Legacy of archaeologist Mick Aston to enhance community engagement at Ipplepen
The College of Humanities has received a generous legacy donation from the late archaeologist Professor Michael Antony "Mick" Aston, to benefit its Archaeology department.
Mick Aston (1 July 1946 – 24 June 2013) has left £8,000 to the Department of Archaeology at the University of Exeter following his death at the age of 66. Mick was a passionate advocate for the widespread availability of academic research in archaeology. Professor of Landscape Archaeology at the University of Bristol, Mick Aston helped to maximise the popularity of archaeology through his role as the resident archaeologist on Channel Four’s series Time Team, from 1994 to 2011.
The Archaeology Department has stated that the bequest will be used to enhance community engagement with the long-term research project investigating a late prehistoric, Romano-British, and early medieval settlement at Ipplepen, near Newton Abbot, in Devon.
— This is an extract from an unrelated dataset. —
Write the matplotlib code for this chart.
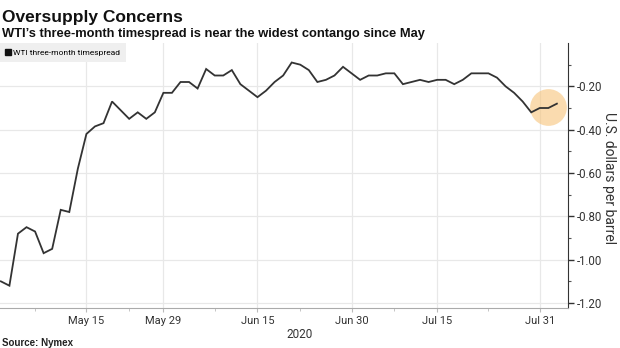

Part of this project is an annual Field School, which provides students and members of the local community with the opportunity to undertake training in archaeological excavation free of charge.
Stephen Rippon, Professor of Landscape Archaeology at the University of Exeter and friend of Mick Aston, said: “The University of Exeter has a strong commitment to community engagement in its work, and Mick’s generous bequest will allow us to continue to provide places for local people on our training excavation at Ipplepen, and enable us to provide proper supervision for those local volunteers.”
He added: “Mick always had a strong commitment to community archaeology, and his long-term projects at Shapwick and Winscombe in Somerset are a model for how local people can become involved in university-based research.”
Mick Aston began his academic career at the University of Oxford, eventually moving to the University of Bristol where he remained, latterly as Emeritus Professor, from 1996 until 2004. He was widely published, with his most well-known volumes including Interpreting the English Village (2013), The Shapwick Project, Somerset (2007), Interpreting the Landscape (1985), and Archaeology is Rubbish (2002, with Time Team presenter Sir Tony Robinson). In recent years, Mick had led a team of volunteers researching the landscape history of his home village of Winscombe in Somerset.
Mick Aston was elected a Fellow of the Society of Antiquaries in 1976 and of the Royal Geographical Society in 2010. From 2004 Mick was Honorary Visiting Professor at the University of Exeter. He undertook teaching and postgraduate supervision and in 2012 Mick volunteered his time to visit the College of Humanities at the Archaeology Careers Fair, where he met current students and gave them advice on forging a career in the sector. In that same year, he received a lifetime achievement award at the British Archaeological Awards.